I know, I know. Fairy dust is oozing out my ears.
But, here’s what I realized. When I entered into this industry I spent millions of hours pouring over others’ work, sites, blogs, words, insight, etc, etc, etc, etc. and I designed my business to fit right along with. Get a catchy logo. Have a catchy website. With catchy wording. Tell everyone that you’re a rockstar photographer and that they should hire you or they’re missing out on life. Get a bright-colored blog with big, fun pictures. Make sure to blog pictures often so that everyone thinks you are very successful and very busy. Get business cards and marketing material that stick out more than the rest. Send out fun, flashy newsletters. Work hard to become a household name.

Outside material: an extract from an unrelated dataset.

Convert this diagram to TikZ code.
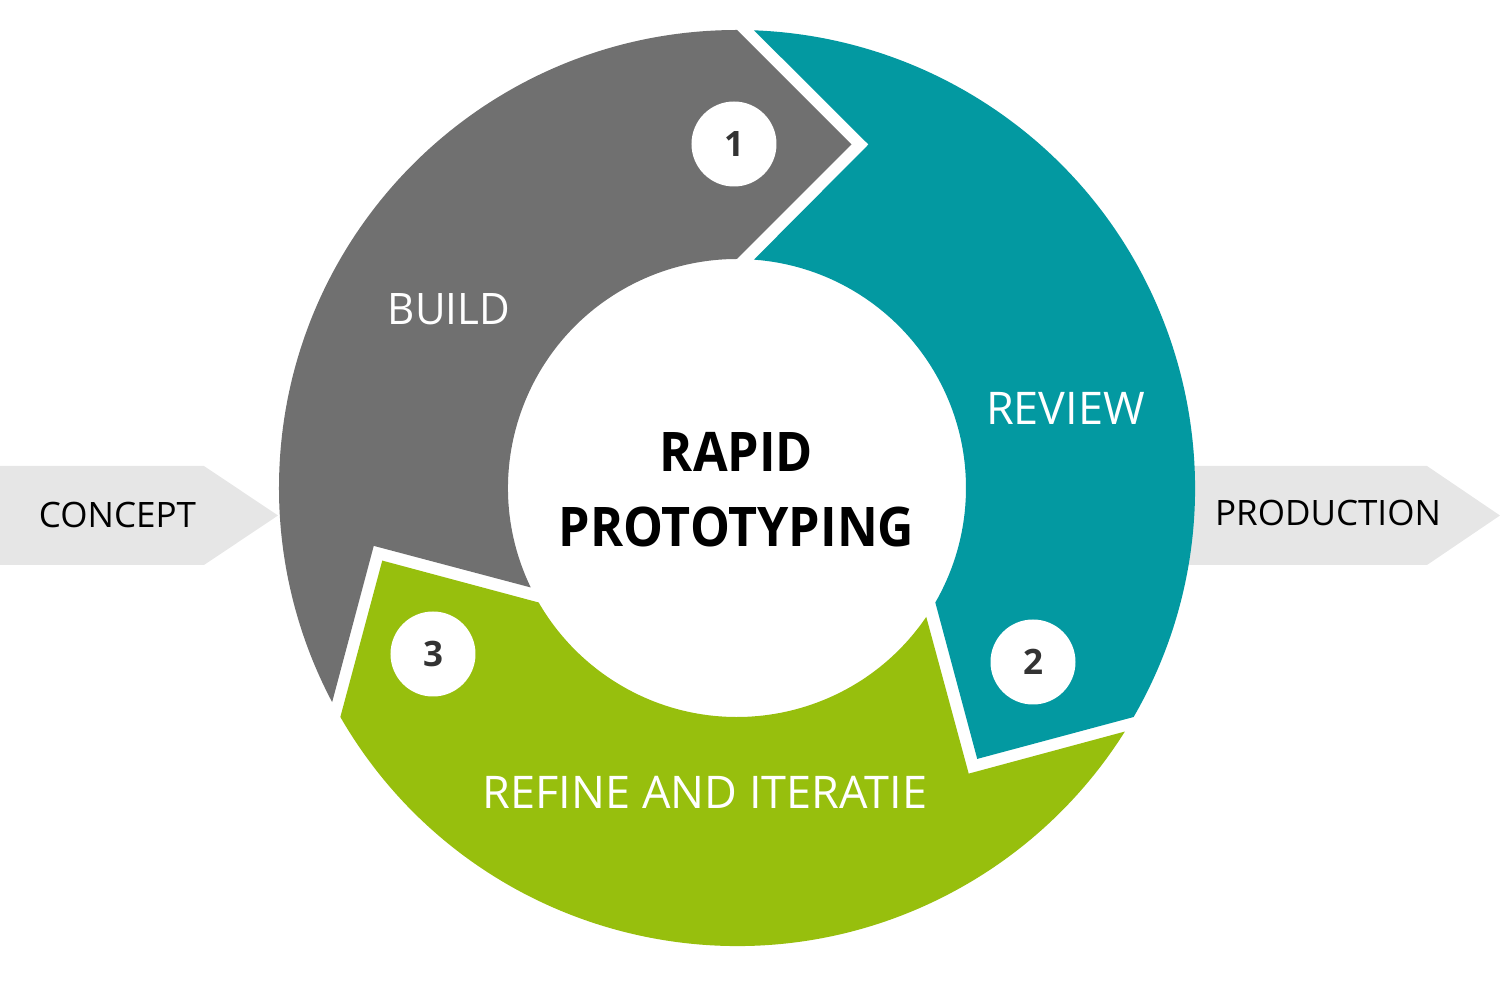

And, that’s exactly what I’ve done.
I’m not trying to imply that everything I have done has been a lie – my site shows off work that is mine, my blog is where I wear my heart and I got over the whole “blog photos often to look successful” a long time ago, my emails and newsletters are always typed up with the utmost sincerity. But, still weaved throughout is a thread that’s not mine. It’s a thread that is an accumulation of others work whom I’ve studied. I have no reason to pretend like it is. I’m cheating myself and everyone else in my life by doing so.
And, this is the clarity I had. When I allowed myself to lay down in the hammock I saw myself and all the things that are me and all the things that simply aren’t. This started a 24-36 hour manic’ness which has resulted in me having a newly designed website. Yes, I totally redesigned it. I ached thinking of all the hours I poured over the original one this past winter, but I knew it was something that I had to do.
This time I actually feel good about it. It’s not flashy or fancy. It’s actually quite boring. But, it’s me. I’m not flashy, definitely not fancy and honestly, I’m pretty boring. No longer am I going to pretend that I’m not.
Last week I decided to run my business and my life more true to who I am. I know I’ll get mixed up in “who I should be”, but for now I’m feeling clear headed. The sun and the clouds and swaying hammock make perfect sense to me. I’m going to enjoy them until it’s necessary for me to move along … to another place that I will later discover is more “me”.
I hope you guys will forgive me for not being 100% honest with you. I was unaware of it until now.